Le tout est que l’Homme reste maître du jeu : tenté, mais dans l’entre-deux. L’internaute est la belle Eurydice qui regarde en arrière pour se plonger dans le passé, mais il est aussi l’Orphée triomphant qui fait résonner son chant. Il est le vampire qui suce son propre sang, coupable et victime dans la réalisation de sa création virtuelle. Bref, sur Internet, la paratopie chère à Dominique Mainguenau (Le Discours littéraire. Paratopie et scène d’énonciation) est une solution de survie. Nous sommes tous des parasites, et nous le valons bien.

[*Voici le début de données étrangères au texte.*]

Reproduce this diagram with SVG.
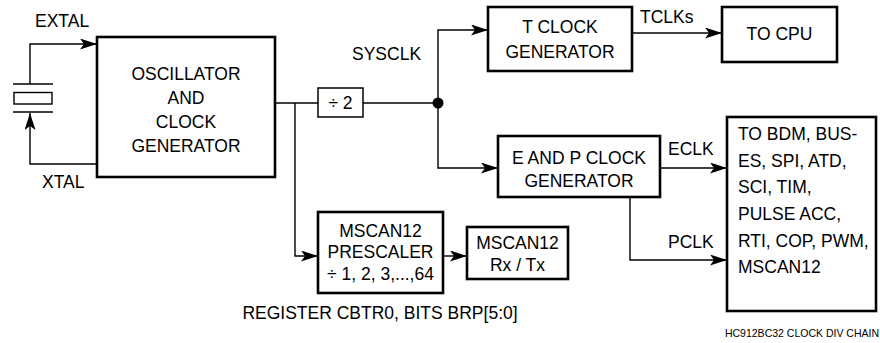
<svg xmlns="http://www.w3.org/2000/svg" width="880" height="343" viewBox="0 0 880 343">
<defs>
<marker id="arr" markerUnits="userSpaceOnUse" markerWidth="18" markerHeight="12" refX="17" refY="5.5" orient="auto">
<path d="M0,0 L17,5.5 L0,11 L4,5.5 Z" fill="#000"/>
</marker>
<style>
.box{fill:#fff;stroke:#000;stroke-width:2.6}
.thin{fill:#fff;stroke:#000;stroke-width:1.5}
.ln{fill:none;stroke:#000;stroke-width:1.4}
.a{marker-end:url(#arr)}
text{font-family:"Liberation Sans",Arial,sans-serif;font-size:17.5px;fill:#000}
.c{text-anchor:middle}
.s{font-size:10.5px}
</style>
</defs>
<rect width="880" height="343" fill="#fff"/>
<g id="crystal">
<line class="ln" x1="13" y1="84" x2="53" y2="84"/>
<rect class="thin" x="14" y="92.5" width="38" height="11.5" style="stroke-width:1.4"/>
<line class="ln" x1="13" y1="112" x2="53" y2="112"/>
</g>
<g id="connectors">
<path class="ln a" d="M30,84 V44 H97"/>
<path class="ln a" d="M97,164 H30 V113"/>
<path class="ln" d="M275,103 H318"/>
<path class="ln" d="M363,103 H438"/>
<path class="ln a" d="M438,103 V30 H488"/>
<path class="ln a" d="M438,103 V168 H498"/>
<circle cx="438" cy="103" r="5.5" fill="#000"/>
<path class="ln a" d="M295,103 V256 H318"/>
<path class="ln a" d="M443,256 H467"/>
<path class="ln a" d="M632,33 H722"/>
<path class="ln a" d="M660,168 H727"/>
<path class="ln a" d="M630,197 V260 H727"/>
</g>
<g id="labels">
<text x="35" y="27">EXTAL</text>
<text x="42" y="188">XTAL</text>
<text x="352" y="60">SYSCLK</text>
<text x="640" y="23">TCLKs</text>
<text x="668" y="155">ECLK</text>
<text x="668" y="248">PCLK</text>
<text x="380" y="319" class="c">REGISTER CBTR0, BITS BRP[5:0]</text>
<text x="879" y="337" text-anchor="end" class="s">HC912BC32 CLOCK DIV CHAIN</text>
</g>
<g id="osc">
<rect class="box" x="97" y="37" width="178" height="140"/>
<text x="186" y="80" class="c">OSCILLATOR</text>
<text x="186" y="104" class="c">AND</text>
<text x="186" y="128" class="c">CLOCK</text>
<text x="186" y="152" class="c">GENERATOR</text>
</g>
<g id="div2">
<rect class="thin" x="318" y="88" width="45" height="29"/>
<text x="340.5" y="109" class="c">÷ 2</text>
</g>
<g id="tclock">
<rect class="box" x="488" y="7" width="144" height="64"/>
<text x="560" y="33" class="c">T CLOCK</text>
<text x="560" y="58" class="c">GENERATOR</text>
</g>
<g id="tocpu">
<rect class="box" x="722" y="7" width="115" height="55"/>
<text x="779.5" y="40" class="c">TO CPU</text>
</g>
<g id="epclock">
<rect class="box" x="498" y="136" width="162" height="61"/>
<text x="579" y="164" class="c">E AND P CLOCK</text>
<text x="579" y="187" class="c">GENERATOR</text>
</g>
<g id="periph">
<rect class="box" x="727" y="117" width="149" height="194"/>
<text x="738" y="140">TO BDM, BUS-</text>
<text x="738" y="167">ES, SPI, ATD,</text>
<text x="738" y="193">SCI, TIM,</text>
<text x="738" y="220">PULSE ACC,</text>
<text x="738" y="247">RTI, COP, PWM,</text>
<text x="738" y="273">MSCAN12</text>
</g>
<g id="prescaler">
<rect class="box" x="318" y="212" width="125" height="81"/>
<text x="380.5" y="237" class="c">MSCAN12</text>
<text x="380.5" y="258" class="c">PRESCALER</text>
<text x="380.5" y="280" class="c">÷ 1, 2, 3,...,64</text>
</g>
<g id="rxtx">
<rect class="box" x="467" y="227" width="101" height="52"/>
<text x="517.5" y="249" class="c">MSCAN12</text>
<text x="517.5" y="271" class="c">Rx / Tx</text>
</g>
</svg>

Tellement bien que de nouvelles créations commencent à voir le jour : la sublimation de l’instantané des messages virtuels en art commence. L’un des livres de Bernard Pivot rassemble ainsi une partie des tweets postés sur son compte. Une forme de résurrection de grande ampleur pour redonner vie à des instantanés, une création nouvelle, figée et intemporelle à partir de micro-créations datées et limitées.
La mort, la vie et la création, voilà ce qui unit encore les réseaux sociaux et l’humain. Alors likez, si m’en croyez, ne postez à demain, twittez dès aujourd’hui, les roses de la toile.